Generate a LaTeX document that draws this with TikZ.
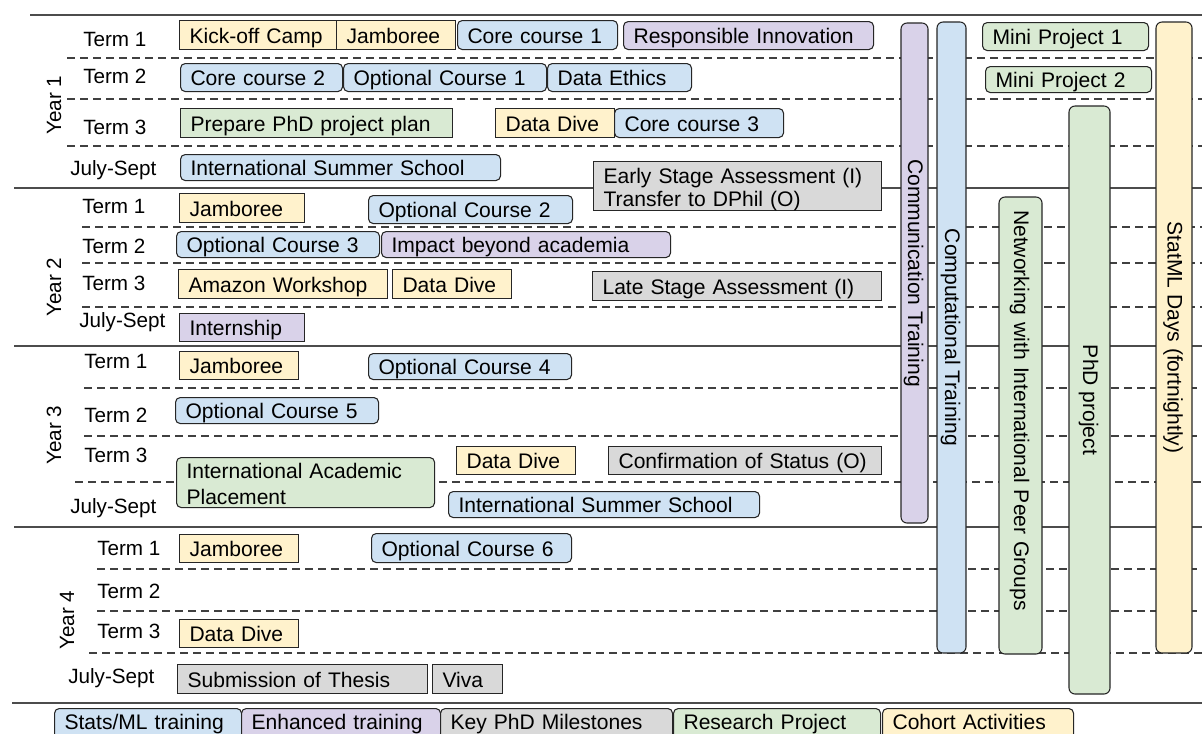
\documentclass[tikz,border=0pt]{standalone}
\usepackage{fontspec}
\setmainfont{Liberation Sans}
\usetikzlibrary{positioning}

\definecolor{cblue}{HTML}{CFE2F3}
\definecolor{cpurp}{HTML}{D9D2E9}
\definecolor{cgrn}{HTML}{D9EAD3}
\definecolor{cgray}{HTML}{D9D9D9}
\definecolor{cyel}{HTML}{FFF2CC}

\tikzset{
	box/.style={draw=black!85, line width=0.8pt, inner xsep=7.5pt, inner ysep=0pt, align=left,
		font=\fontsize{15.8}{19.5}\selectfont, text height=12.5pt, text depth=0pt},
	sq/.style={box},
	rnd/.style={box, rounded corners=3.5pt},
	legend/.style={rnd, text height=11pt, text depth=2pt},
	cohort/.style={fill=cyel},
	stats/.style={fill=cblue},
	enh/.style={fill=cpurp},
	mile/.style={fill=cgray},
	res/.style={fill=cgrn},
	term/.style={anchor=base west, inner sep=0pt, font=\fontsize{15.5}{18}\selectfont},
	year/.style={rotate=90, inner sep=0pt, font=\fontsize{15.5}{18}\selectfont},
	strip/.style={draw=black!85, line width=0.8pt, rounded corners=4.5pt, inner ysep=0pt, rotate=-90,
		font=\fontsize{15.8}{19.5}\selectfont, text height=11pt, text depth=1.5pt},
	solidline/.style={draw=black!70, line width=1.1pt},
	dashline/.style={draw=black!75, line width=0.9pt, dash pattern=on 6pt off 3.75pt},
}

% box from (x1,y1) to (x2,y2), in pixels of the sheet
\newcommand{\tbox}[7]{%
	\pgfmathsetmacro\boxw{(#5-#3)*0.75}%
	\pgfmathsetmacro\boxh{(#6-#4)*0.75}%
	\pgfmathsetmacro\boxt{(#5-#3-20)*0.75}%
	\node[#1, anchor=north west, minimum width=\boxw pt, minimum height=\boxh pt, text width=\boxt pt] (#2) at (#3,#4) {#7};%
}
% upright bar, text reads downwards
\newcommand{\tstrip}[7]{%
	\pgfmathsetmacro\boxw{(#6-#4)*0.75}%
	\pgfmathsetmacro\boxh{(#5-#3)*0.75}%
	\node[strip, #1, minimum width=\boxw pt, minimum height=\boxh pt] (#2) at ({(#3+#5)/2},{(#4+#6)/2}) {#7};%
}

\begin{document}
\begin{tikzpicture}[x=0.75pt, y=-0.75pt]
	\useasboundingbox (0,0) rectangle (1202,733);
	\clip (0,0) rectangle (1202,733);
	\fill[white] (0,0) rectangle (1202,733);

	% grid of years and terms
	\foreach \yy/\xx in {15/30, 188/14, 346/14, 527/14, 703/12}
		\draw[solidline] (\xx,\yy) -- (1202,\yy);
	\foreach \yy/\xx in {58/67, 99/67, 146/67, 227/82, 263/82, 307/82, 388/84, 436/84, 482/75, 569/97, 611/97, 653/89}
		\draw[dashline] (\xx,\yy) -- (1202,\yy);

	\node[year] (y1) at (54,105) {Year 1};
	\node[year] (y2) at (54,287) {Year 2};
	\node[year] (y3) at (54,435) {Year 3};
	\node[year] (y4) at (67,620) {Year 4};

	\node[term] (y1t1) at (83,46) {Term 1};
	\node[term] (y1t2) at (83,83) {Term 2};
	\node[term] (y1t3) at (83,134) {Term 3};
	\node[term] (y1js) at (70,175) {July-Sept};
	\node[term] (y2t1) at (82,213) {Term 1};
	\node[term] (y2t2) at (82,253) {Term 2};
	\node[term] (y2t3) at (82,290) {Term 3};
	\node[term] (y2js) at (79,327) {July-Sept};
	\node[term] (y3t1) at (84,368) {Term 1};
	\node[term] (y3t2) at (84,422) {Term 2};
	\node[term] (y3t3) at (84,462) {Term 3};
	\node[term] (y3js) at (70,513) {July-Sept};
	\node[term] (y4t1) at (97,555) {Term 1};
	\node[term] (y4t2) at (97,598) {Term 2};
	\node[term] (y4t3) at (97,638) {Term 3};
	\node[term] (y4js) at (68,683) {July-Sept};

	% year 1
	\tbox{sq, cohort}{kickoff}{179}{20}{336}{49}{Kick-off Camp}
	\tbox{sq, cohort}{jam1}{336}{20}{455}{49}{Jamboree}
	\tbox{rnd, stats}{core1}{457}{20}{617}{49}{Core course 1}
	\tbox{rnd, enh}{respinn}{623}{21}{873}{49}{Responsible Innovation}
	\tbox{rnd, stats}{core2}{180}{63}{342}{91}{Core course 2}
	\tbox{rnd, stats}{opt1}{343}{63}{546}{91}{Optional Course 1}
	\tbox{rnd, stats}{ethics}{547}{63}{691}{91}{Data Ethics}
	\tbox{sq, res}{plan}{180}{108}{452}{137}{Prepare PhD project plan}
	\tbox{sq, cohort}{dive1}{495}{108}{614}{137}{Data Dive}
	\tbox{rnd, stats}{core3}{614}{108}{783}{137}{Core course 3}
	\tbox{rnd, stats}{iss1}{180}{154}{500}{180}{International Summer School}
	\tbox{sq, mile, font=\fontsize{15.8}{17}\selectfont, text height=11pt, text depth=14.5pt}{esa}{593}{161}{881}{210}{Early Stage Assessment (I)\\Transfer to DPhil (O)}

	% year 2
	\tbox{sq, cohort}{jam2}{179}{193}{304}{222}{Jamboree}
	\tbox{rnd, stats}{opt2}{368}{195}{572}{223}{Optional Course 2}
	\tbox{rnd, stats}{opt3}{176}{231}{379}{257}{Optional Course 3}
	\tbox{rnd, enh}{impact}{381}{231}{670}{257}{Impact beyond academia}
	\tbox{sq, cohort}{amazon}{178}{269}{387}{298}{Amazon Workshop}
	\tbox{sq, cohort}{dive2}{392}{269}{511}{298}{Data Dive}
	\tbox{sq, mile}{lsa}{592}{271}{881}{300}{Late Stage Assessment (I)}
	\tbox{sq, enh}{intern}{179}{313}{304}{341}{Internship}

	% year 3
	\tbox{sq, cohort}{jam3}{179}{351}{298}{379}{Jamboree}
	\tbox{rnd, stats}{opt4}{368}{353}{571}{379}{Optional Course 4}
	\tbox{rnd, stats}{opt5}{175}{397}{378}{423}{Optional Course 5}
	\tbox{rnd, res, text height=11pt, text depth=17.6pt}{iap}{176}{457}{434}{507}{International Academic\\Placement}
	\tbox{sq, cohort}{dive3}{456}{446}{575}{474}{Data Dive}
	\tbox{sq, mile}{confirm}{608}{446}{881}{474}{Confirmation of Status (O)}
	\tbox{rnd, stats}{iss2}{448}{491}{759}{517}{International Summer School}

	% year 4
	\tbox{sq, cohort}{jam4}{179}{534}{298}{562}{Jamboree}
	\tbox{rnd, stats}{opt6}{371}{533}{571}{562}{Optional Course 6}
	\tbox{sq, cohort}{dive4}{179}{619}{298}{647}{Data Dive}
	\tbox{sq, mile}{thesis}{177}{664}{427}{693}{Submission of Thesis}
	\tbox{sq, mile}{viva}{432}{664}{502}{693}{Viva}

	% running through all years
	\tbox{rnd, res}{mini1}{982}{22}{1148}{50}{Mini Project 1}
	\tbox{rnd, res}{mini2}{985}{66}{1151}{92}{Mini Project 2}
	\tstrip{enh}{comm}{901}{23}{928}{523}{Communication Training}
	\tstrip{stats}{comp}{937}{22}{966}{653}{Computational Training}
	\tstrip{res, align=left, text width=323pt, inner xsep=9.75pt}{network}{999}{197}{1042}{654}{Networking with International Peer Groups}
	\tstrip{res}{phd}{1069}{106}{1110}{694}{PhD project}
	\tstrip{cohort}{statml}{1156}{22}{1192}{653}{StatML Days (fortnightly)}

	% legend
	\tbox{legend, stats}{lgstats}{54}{708}{241}{738}{Stats/ML training}
	\tbox{legend, enh}{lgenh}{241}{708}{440}{738}{Enhanced training}
	\tbox{legend, mile}{lgmile}{440}{708}{672}{738}{Key PhD Milestones}
	\tbox{legend, res}{lgres}{673}{708}{880}{738}{Research Project}
	\tbox{legend, cohort}{lgcoh}{882}{708}{1073}{738}{Cohort Activities}
\end{tikzpicture}
\end{document}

→ **Aim**
Go through the material line by line. Show each line that contains the string "with".

→ **Answer for the task**
Generate a LaTeX document that draws this with TikZ.
	\tstrip{res, align=left, text width=323pt, inner xsep=9.75pt}{network}{999}{197}{1042}{654}{Networking with International Peer Groups}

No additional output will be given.